WHEAT: Wheat futures are slightly higher this morning, trying to stabilize after sharp losses over the past two weeks. Chi contracts are up 2 to 4, KC up 2 to 3, and spring wheat futures are mixed to slightly lower. The Dec Chi contract is currently trading at 5.26-1/4, working to contradict yesterday's close below the 200-day moving average level at 5.23. U.S. wheat shipments are running 35% behind last year with the USDA currently forecasting a 14% increase. The Mexico trade deal is a positive for wheat markets, but buying interest is likely rooted in technical trading as futures are oversold after closing 43 cents lower last week.

CATTLE: Cattle futures are taking triple-digit losses so far today, with lives down 1.30 to 185.00 and feeders down over 2.00 in the heavily traded contracts. Prices thus far appear to be indicating that yesterday's jump was too much. The trade spat with Mexico has not affected beef sales, as they are up 8.7% year-to-date. The Oct live cattle contract is trading back below its 100-day moving average level and Sep feeders are currently holding onto their 200-day moving average support.
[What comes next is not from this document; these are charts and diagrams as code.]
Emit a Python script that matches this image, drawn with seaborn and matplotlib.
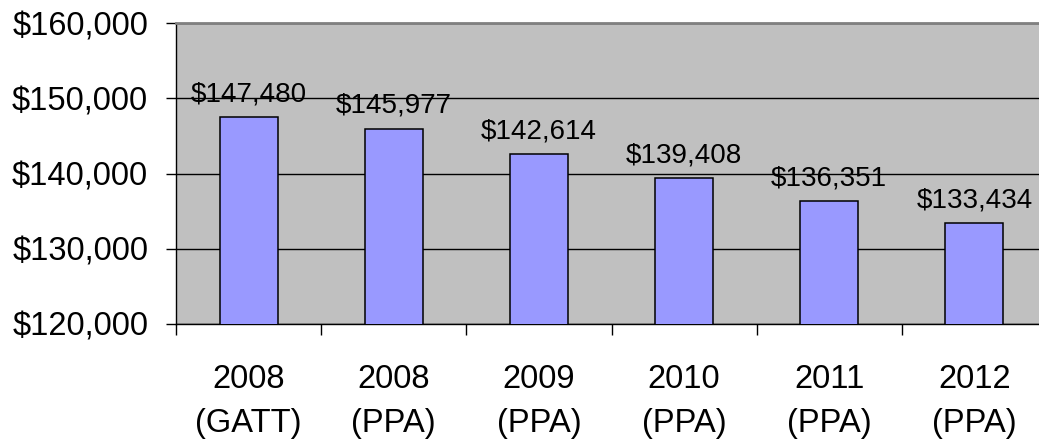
import matplotlib
matplotlib.use("Agg")
import matplotlib.pyplot as plt
import matplotlib.ticker as mticker
import pandas as pd
import seaborn as sns

# Average values by year and basis
years = ["2008", "2008", "2009", "2010", "2011", "2012"]
bases = ["(GATT)", "(PPA)", "(PPA)", "(PPA)", "(PPA)", "(PPA)"]
values = [147480, 145977, 142614, 139408, 136351, 133434]
y_ticks = [120000, 130000, 140000, 150000, 160000]

categories = [f"{y}\n{b}" for y, b in zip(years, bases)]
df = pd.DataFrame({"category": categories, "value": values})

sns.set_theme(style="white")
plt.rcParams["font.family"] = ["Liberation Sans", "DejaVu Sans"]
plt.rcParams["text.color"] = "black"
plt.rcParams["xtick.color"] = "black"
plt.rcParams["ytick.color"] = "black"
plt.rcParams["xtick.labelcolor"] = "black"
plt.rcParams["ytick.labelcolor"] = "black"

fig = plt.figure(figsize=(10.39, 4.43), dpi=100)
ax = fig.add_axes([176 / 1039, 119 / 443, 871 / 1039, 301 / 443])
ax.set_facecolor("#C0C0C0")

sns.barplot(data=df, x="category", y="value", order=categories,
            color="#9999FF", saturation=1, width=0.4,
            edgecolor="black", linewidth=1.1, ax=ax, zorder=3)

ax.set_ylim(y_ticks[0], y_ticks[-1])
ax.set_xlim(-0.5, len(categories) - 0.5)
ax.set_yticks(y_ticks)
ax.yaxis.set_major_formatter(mticker.FuncFormatter(lambda v, _: f"${v:,.0f}"))

# Horizontal gridlines
ax.set_axisbelow(True)
ax.yaxis.grid(True, color="black", linewidth=1.0)
ax.xaxis.grid(False)

# Category boundary ticks on x, labels centred in categories
ax.set_xticks([i - 0.5 for i in range(len(categories) + 1)], minor=False)
ax.set_xticklabels([])
ax.set_xticks(range(len(categories)), minor=True)
ax.set_xticklabels(categories, minor=True, fontsize=23.5, linespacing=1.55,
                   color="black")
ax.tick_params(axis="x", which="major", direction="out", length=8,
               width=1, color="black", bottom=True)
ax.tick_params(axis="x", which="minor", length=0, pad=29)
ax.tick_params(axis="y", direction="out", length=7, width=1,
               color="black", left=True, labelsize=23.5, pad=13,
               labelcolor="black")

ax.set_xlabel("")
ax.set_ylabel("")

for side in ["left", "bottom"]:
    ax.spines[side].set_color("black")
    ax.spines[side].set_linewidth(1.0)
ax.spines["top"].set_color("#808080")
ax.spines["top"].set_linewidth(2.0)
ax.spines["right"].set_color("#808080")

# Value labels above the bars
for container in ax.containers:
    ax.bar_label(container, labels=[f"${v:,.0f}" for v in values],
                 padding=7, fontsize=20, color="black")

fig.savefig("out.png", dpi=100)
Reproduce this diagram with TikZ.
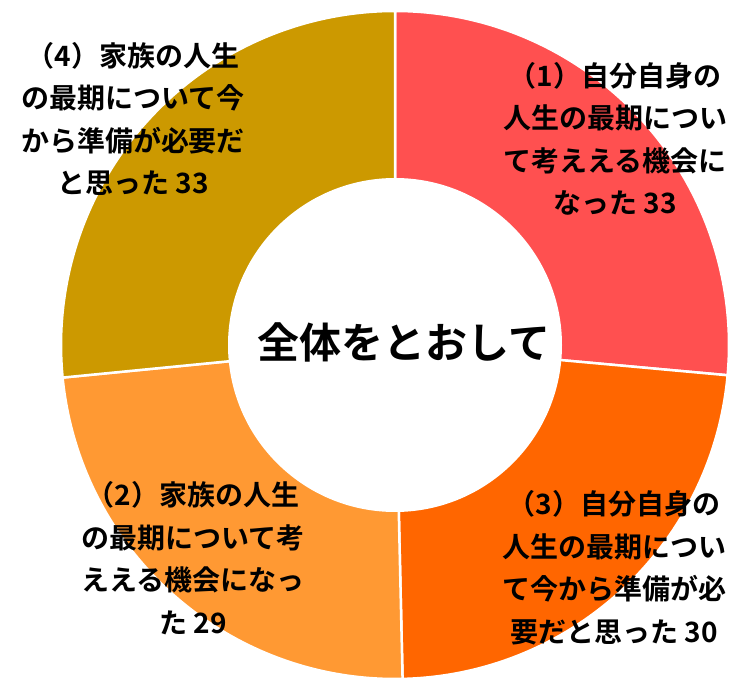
\documentclass[tikz,border=0pt]{standalone}
\usepackage{fontspec}
\setmainfont{Noto Sans CJK JP}[BoldFont={* Bold}]
\usepackage{tikz}
\usetikzlibrary{calc, positioning}
\usepackage{xcolor}
\definecolor{myred}{HTML}{FF5050}
\definecolor{myorange}{HTML}{FF6600}
\definecolor{mylight}{HTML}{FF9933}
\definecolor{mygold}{HTML}{CC9900}
\tikzset{
  slice/.style={draw=white, line width=2.5pt, line join=miter},
  lab/.style={align=center, font=\bfseries\fontsize{28}{42.5}\selectfont, inner sep=0pt}
}

\begin{document}
\begin{tikzpicture}[x=1pt, y=1pt]
			\useasboundingbox (0,0) rectangle (734,678);
			\coordinate (ctr) at (395,333);
			% slices: (1) 33, (3) 30, (2) 29, (4) 33
			\foreach \a/\b/\c in {90/-5.2/myred, -5.2/-88.7/myorange, -88.7/-174.4/mylight, -174.4/-270/mygold}{
				\filldraw[slice, fill=\c] (ctr) -- ($(ctr)+(\a:334)$) arc[start angle=\a, end angle=\b, radius=334pt] -- cycle;
			}
			\fill[white] (ctr) circle[radius=167pt];
			\node[font=\bfseries\fontsize{42}{42}\selectfont, inner sep=0pt] (title) at (404,336) {全体をとおして};
			\node[lab] (lab1) at (615,539) {（1）自分自身の\\人生の最期につい\\て考ええる機会に\\なった 33};
			\node[lab] (lab3) at (614,110) {（3）自分自身の\\人生の最期につい\\て今から準備が必\\要だと思った 30};
			\node[lab] (lab2) at (193,120) {（2）家族の人生\\の最期について考\\ええる機会になっ\\た 29};
			\node[lab] (lab4) at (133,559) {（4）家族の人生\\の最期について今\\から準備が必要だ\\と思った 33};
		\end{tikzpicture}
\end{document}
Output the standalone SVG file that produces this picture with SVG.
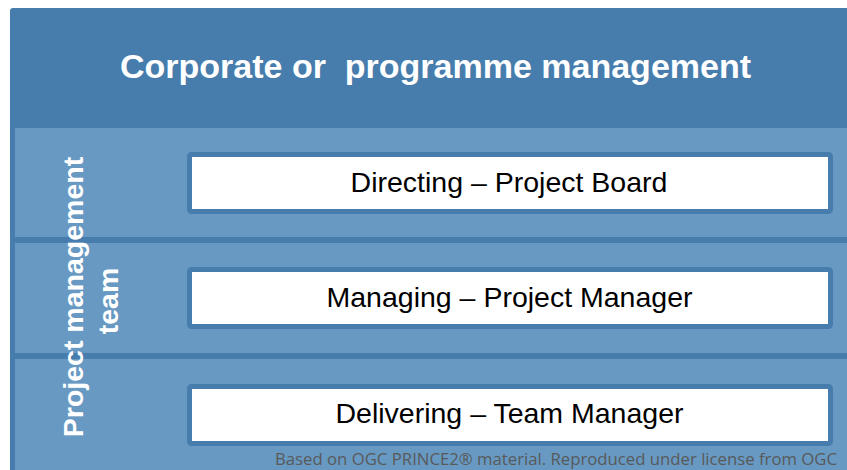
<svg xmlns="http://www.w3.org/2000/svg" width="847" height="470" viewBox="0 0 847 470">
<style>
.dark{fill:#467dad}
.light{fill:#6799c3}
.box{fill:#ffffff;stroke:#467dad;stroke-width:5}
.lbl{font-family:"Liberation Sans",Arial,sans-serif;font-size:28.5px;fill:#000000;text-anchor:middle}
.white{font-family:"Liberation Sans",Arial,sans-serif;font-weight:bold;fill:#ffffff}
.foot{font-family:"Open Sans","Noto Sans",sans-serif;font-size:16px;fill:#595959}
</style>
<rect x="0" y="0" width="847" height="470" fill="#ffffff"/>
<g id="background">
<rect class="dark" x="10" y="8" width="850" height="470" rx="3"/>
<rect class="light" x="15" y="128" width="840" height="109"/>
<rect class="light" x="15" y="243" width="840" height="110"/>
<rect class="light" x="15" y="359" width="840" height="115"/>
</g>
<g id="header">
<text class="white" x="120" y="78" font-size="34" xml:space="preserve" style="white-space:pre">Corporate or  programme management</text>
</g>
<g id="team-label">
<text class="white" font-size="28.5" text-anchor="middle" transform="translate(83,297) rotate(-90)">Project management</text>
<text class="white" font-size="28.5" text-anchor="middle" transform="translate(118,301) rotate(-90)">team</text>
</g>
<g id="directing">
<rect class="box" x="189.5" y="154.5" width="641" height="57" rx="2"/>
<text class="lbl" x="509" y="191.5">Directing – Project Board</text>
</g>
<g id="managing">
<rect class="box" x="189.5" y="269.5" width="641" height="57" rx="2"/>
<text class="lbl" x="509.5" y="306.5">Managing – Project Manager</text>
</g>
<g id="delivering">
<rect class="box" x="189.5" y="386.5" width="641" height="57" rx="2"/>
<text class="lbl" x="509.5" y="423">Delivering – Team Manager</text>
</g>
<g id="footer">
<text class="foot" x="275" y="465" textLength="562" lengthAdjust="spacingAndGlyphs">Based on OGC PRINCE2® material. Reproduced under license from OGC</text>
</g>
</svg>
HOGS: Hog futures are lower this morning, unable to push through technical resistance and instead attracting sellers. The Oct contract is down 1.75 to 53.02 and Dec is down 77 cents to 53.45. The Oct contract opened above the 50-day moving average level but quickly fell back below and the Dec contract briefly tested its 100-day moving average resistance level and was met with sellers. Questions remain about the severity of the African Swine Fever situation in China, and it is unclear how much of an effect this outbreak will have on world pork supply.